══ Data segment ══
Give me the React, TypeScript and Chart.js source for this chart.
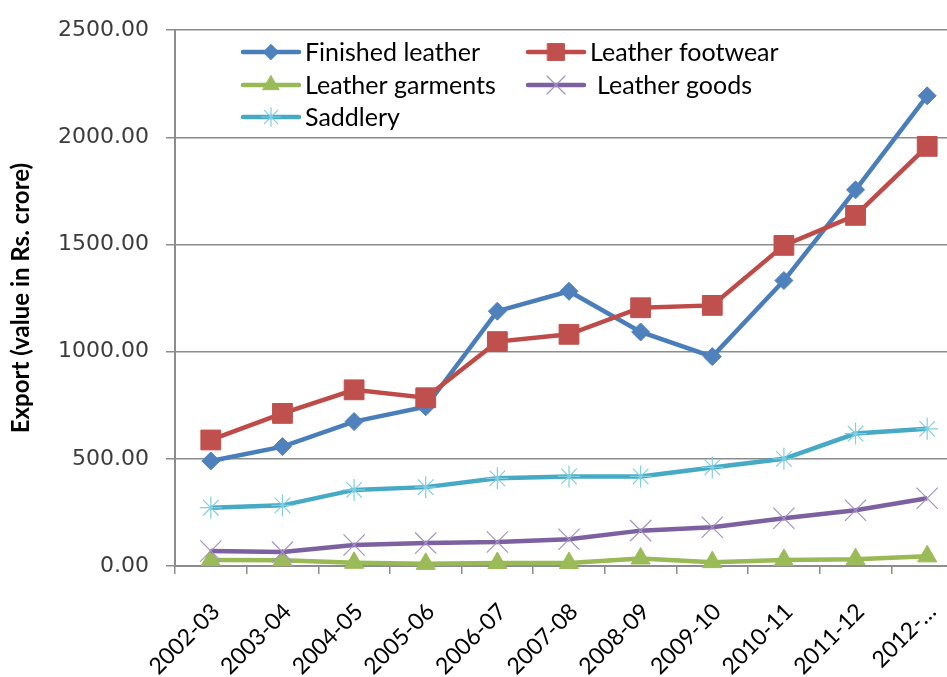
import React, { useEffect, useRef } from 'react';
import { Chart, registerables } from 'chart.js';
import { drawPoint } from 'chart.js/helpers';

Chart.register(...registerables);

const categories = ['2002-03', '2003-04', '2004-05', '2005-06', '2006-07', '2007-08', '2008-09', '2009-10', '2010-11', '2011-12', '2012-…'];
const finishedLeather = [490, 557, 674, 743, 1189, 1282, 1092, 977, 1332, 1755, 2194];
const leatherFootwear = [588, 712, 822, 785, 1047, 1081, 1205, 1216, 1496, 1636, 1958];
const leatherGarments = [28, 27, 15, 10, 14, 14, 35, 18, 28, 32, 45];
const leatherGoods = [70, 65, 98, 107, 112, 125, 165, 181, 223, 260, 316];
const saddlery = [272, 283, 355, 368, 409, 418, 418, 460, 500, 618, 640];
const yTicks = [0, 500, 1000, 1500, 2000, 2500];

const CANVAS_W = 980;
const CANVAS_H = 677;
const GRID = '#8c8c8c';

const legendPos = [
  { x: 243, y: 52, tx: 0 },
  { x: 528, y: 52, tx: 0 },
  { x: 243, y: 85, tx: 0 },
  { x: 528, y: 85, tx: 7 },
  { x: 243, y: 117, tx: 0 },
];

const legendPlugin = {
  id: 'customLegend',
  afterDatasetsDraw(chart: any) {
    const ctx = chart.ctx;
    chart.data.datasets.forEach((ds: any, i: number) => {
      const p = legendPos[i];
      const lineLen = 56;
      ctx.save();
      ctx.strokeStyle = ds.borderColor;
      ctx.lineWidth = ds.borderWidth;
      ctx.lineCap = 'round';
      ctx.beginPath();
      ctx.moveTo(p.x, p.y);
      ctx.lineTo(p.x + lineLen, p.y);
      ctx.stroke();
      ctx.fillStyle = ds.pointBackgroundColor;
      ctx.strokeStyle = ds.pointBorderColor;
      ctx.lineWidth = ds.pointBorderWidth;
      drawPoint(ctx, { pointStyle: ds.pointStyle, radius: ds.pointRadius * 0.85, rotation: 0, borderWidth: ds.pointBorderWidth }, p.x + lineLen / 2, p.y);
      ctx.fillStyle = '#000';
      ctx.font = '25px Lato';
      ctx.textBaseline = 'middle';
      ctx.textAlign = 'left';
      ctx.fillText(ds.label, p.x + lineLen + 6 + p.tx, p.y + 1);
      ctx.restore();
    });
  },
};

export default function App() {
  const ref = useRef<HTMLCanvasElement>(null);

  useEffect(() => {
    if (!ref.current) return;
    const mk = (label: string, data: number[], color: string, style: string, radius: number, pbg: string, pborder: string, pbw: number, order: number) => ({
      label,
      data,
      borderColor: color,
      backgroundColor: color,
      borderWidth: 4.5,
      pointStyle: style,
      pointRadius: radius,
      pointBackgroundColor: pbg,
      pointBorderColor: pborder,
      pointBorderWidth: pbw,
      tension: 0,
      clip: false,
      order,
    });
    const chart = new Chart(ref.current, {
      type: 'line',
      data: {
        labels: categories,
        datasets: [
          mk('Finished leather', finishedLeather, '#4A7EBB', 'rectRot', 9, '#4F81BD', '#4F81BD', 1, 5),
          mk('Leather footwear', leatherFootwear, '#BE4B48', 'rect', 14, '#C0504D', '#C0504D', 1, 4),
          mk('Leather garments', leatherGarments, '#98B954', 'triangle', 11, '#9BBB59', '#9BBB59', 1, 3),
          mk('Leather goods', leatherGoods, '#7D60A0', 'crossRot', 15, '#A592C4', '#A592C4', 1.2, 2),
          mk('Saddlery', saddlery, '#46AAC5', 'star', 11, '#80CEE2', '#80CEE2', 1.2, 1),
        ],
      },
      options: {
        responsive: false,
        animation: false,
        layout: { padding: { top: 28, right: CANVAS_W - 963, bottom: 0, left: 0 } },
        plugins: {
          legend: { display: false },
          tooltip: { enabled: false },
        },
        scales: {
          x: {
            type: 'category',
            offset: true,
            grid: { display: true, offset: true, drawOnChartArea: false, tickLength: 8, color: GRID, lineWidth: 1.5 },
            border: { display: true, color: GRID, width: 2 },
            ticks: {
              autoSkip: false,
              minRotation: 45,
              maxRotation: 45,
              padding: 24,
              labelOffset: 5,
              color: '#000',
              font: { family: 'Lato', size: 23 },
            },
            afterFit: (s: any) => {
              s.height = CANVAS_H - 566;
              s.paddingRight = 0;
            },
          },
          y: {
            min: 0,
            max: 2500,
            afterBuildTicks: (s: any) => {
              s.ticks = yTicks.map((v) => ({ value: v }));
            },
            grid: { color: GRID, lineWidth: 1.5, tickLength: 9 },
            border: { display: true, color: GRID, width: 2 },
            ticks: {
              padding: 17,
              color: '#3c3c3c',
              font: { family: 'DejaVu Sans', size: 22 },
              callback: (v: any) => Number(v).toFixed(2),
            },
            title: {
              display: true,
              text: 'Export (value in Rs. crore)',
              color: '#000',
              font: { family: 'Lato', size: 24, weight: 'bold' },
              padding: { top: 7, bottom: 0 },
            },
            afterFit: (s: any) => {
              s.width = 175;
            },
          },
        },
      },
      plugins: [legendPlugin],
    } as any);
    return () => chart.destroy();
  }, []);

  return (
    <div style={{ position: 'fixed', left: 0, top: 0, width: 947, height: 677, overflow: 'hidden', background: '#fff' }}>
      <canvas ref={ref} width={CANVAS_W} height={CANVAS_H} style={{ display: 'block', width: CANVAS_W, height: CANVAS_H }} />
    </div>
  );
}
═══
--- What needs to be done ---
Copy out the listing exactly as it stands, but not the pictures.

--- Answer for this exercise ---
Give me the React, TypeScript and Chart.js source for this chart.
import React, { useEffect, useRef } from 'react';
import { Chart, registerables } from 'chart.js';
import { drawPoint } from 'chart.js/helpers';

Chart.register(...registerables);

const categories = ['2002-03', '2003-04', '2004-05', '2005-06', '2006-07', '2007-08', '2008-09', '2009-10', '2010-11', '2011-12', '2012-…'];
const finishedLeather = [490, 557, 674, 743, 1189, 1282, 1092, 977, 1332, 1755, 2194];
const leatherFootwear = [588, 712, 822, 785, 1047, 1081, 1205, 1216, 1496, 1636, 1958];
const leatherGarments = [28, 27, 15, 10, 14, 14, 35, 18, 28, 32, 45];
const leatherGoods = [70, 65, 98, 107, 112, 125, 165, 181, 223, 260, 316];
const saddlery = [272, 283, 355, 368, 409, 418, 418, 460, 500, 618, 640];
const yTicks = [0, 500, 1000, 1500, 2000, 2500];

const CANVAS_W = 980;
const CANVAS_H = 677;
const GRID = '#8c8c8c';

const legendPos = [
  { x: 243, y: 52, tx: 0 },
  { x: 528, y: 52, tx: 0 },
  { x: 243, y: 85, tx: 0 },
  { x: 528, y: 85, tx: 7 },
  { x: 243, y: 117, tx: 0 },
];

const legendPlugin = {
  id: 'customLegend',
  afterDatasetsDraw(chart: any) {
    const ctx = chart.ctx;
    chart.data.datasets.forEach((ds: any, i: number) => {
      const p = legendPos[i];
      const lineLen = 56;
      ctx.save();
      ctx.strokeStyle = ds.borderColor;
      ctx.lineWidth = ds.borderWidth;
      ctx.lineCap = 'round';
      ctx.beginPath();
      ctx.moveTo(p.x, p.y);
      ctx.lineTo(p.x + lineLen, p.y);
      ctx.stroke();
      ctx.fillStyle = ds.pointBackgroundColor;
      ctx.strokeStyle = ds.pointBorderColor;
      ctx.lineWidth = ds.pointBorderWidth;
      drawPoint(ctx, { pointStyle: ds.pointStyle, radius: ds.pointRadius * 0.85, rotation: 0, borderWidth: ds.pointBorderWidth }, p.x + lineLen / 2, p.y);
      ctx.fillStyle = '#000';
      ctx.font = '25px Lato';
      ctx.textBaseline = 'middle';
      ctx.textAlign = 'left';
      ctx.fillText(ds.label, p.x + lineLen + 6 + p.tx, p.y + 1);
      ctx.restore();
    });
  },
};

export default function App() {
  const ref = useRef<HTMLCanvasElement>(null);

  useEffect(() => {
    if (!ref.current) return;
    const mk = (label: string, data: number[], color: string, style: string, radius: number, pbg: string, pborder: string, pbw: number, order: number) => ({
      label,
      data,
      borderColor: color,
      backgroundColor: color,
      borderWidth: 4.5,
      pointStyle: style,
      pointRadius: radius,
      pointBackgroundColor: pbg,
      pointBorderColor: pborder,
      pointBorderWidth: pbw,
      tension: 0,
      clip: false,
      order,
    });
    const chart = new Chart(ref.current, {
      type: 'line',
      data: {
        labels: categories,
        datasets: [
          mk('Finished leather', finishedLeather, '#4A7EBB', 'rectRot', 9, '#4F81BD', '#4F81BD', 1, 5),
          mk('Leather footwear', leatherFootwear, '#BE4B48', 'rect', 14, '#C0504D', '#C0504D', 1, 4),
          mk('Leather garments', leatherGarments, '#98B954', 'triangle', 11, '#9BBB59', '#9BBB59', 1, 3),
          mk('Leather goods', leatherGoods, '#7D60A0', 'crossRot', 15, '#A592C4', '#A592C4', 1.2, 2),
          mk('Saddlery', saddlery, '#46AAC5', 'star', 11, '#80CEE2', '#80CEE2', 1.2, 1),
        ],
      },
      options: {
        responsive: false,
        animation: false,
        layout: { padding: { top: 28, right: CANVAS_W - 963, bottom: 0, left: 0 } },
        plugins: {
          legend: { display: false },
          tooltip: { enabled: false },
        },
        scales: {
          x: {
            type: 'category',
            offset: true,
            grid: { display: true, offset: true, drawOnChartArea: false, tickLength: 8, color: GRID, lineWidth: 1.5 },
            border: { display: true, color: GRID, width: 2 },
            ticks: {
              autoSkip: false,
              minRotation: 45,
              maxRotation: 45,
              padding: 24,
              labelOffset: 5,
              color: '#000',
              font: { family: 'Lato', size: 23 },
            },
            afterFit: (s: any) => {
              s.height = CANVAS_H - 566;
              s.paddingRight = 0;
            },
          },
          y: {
            min: 0,
            max: 2500,
            afterBuildTicks: (s: any) => {
              s.ticks = yTicks.map((v) => ({ value: v }));
            },
            grid: { color: GRID, lineWidth: 1.5, tickLength: 9 },
            border: { display: true, color: GRID, width: 2 },
            ticks: {
              padding: 17,
              color: '#3c3c3c',
              font: { family: 'DejaVu Sans', size: 22 },
              callback: (v: any) => Number(v).toFixed(2),
            },
            title: {
              display: true,
              text: 'Export (value in Rs. crore)',
              color: '#000',
              font: { family: 'Lato', size: 24, weight: 'bold' },
              padding: { top: 7, bottom: 0 },
            },
            afterFit: (s: any) => {
              s.width = 175;
            },
          },
        },
      },
      plugins: [legendPlugin],
    } as any);
    return () => chart.destroy();
  }, []);

  return (
    <div style={{ position: 'fixed', left: 0, top: 0, width: 947, height: 677, overflow: 'hidden', background: '#fff' }}>
      <canvas ref={ref} width={CANVAS_W} height={CANVAS_H} style={{ display: 'block', width: CANVAS_W, height: CANVAS_H }} />
    </div>
  );
}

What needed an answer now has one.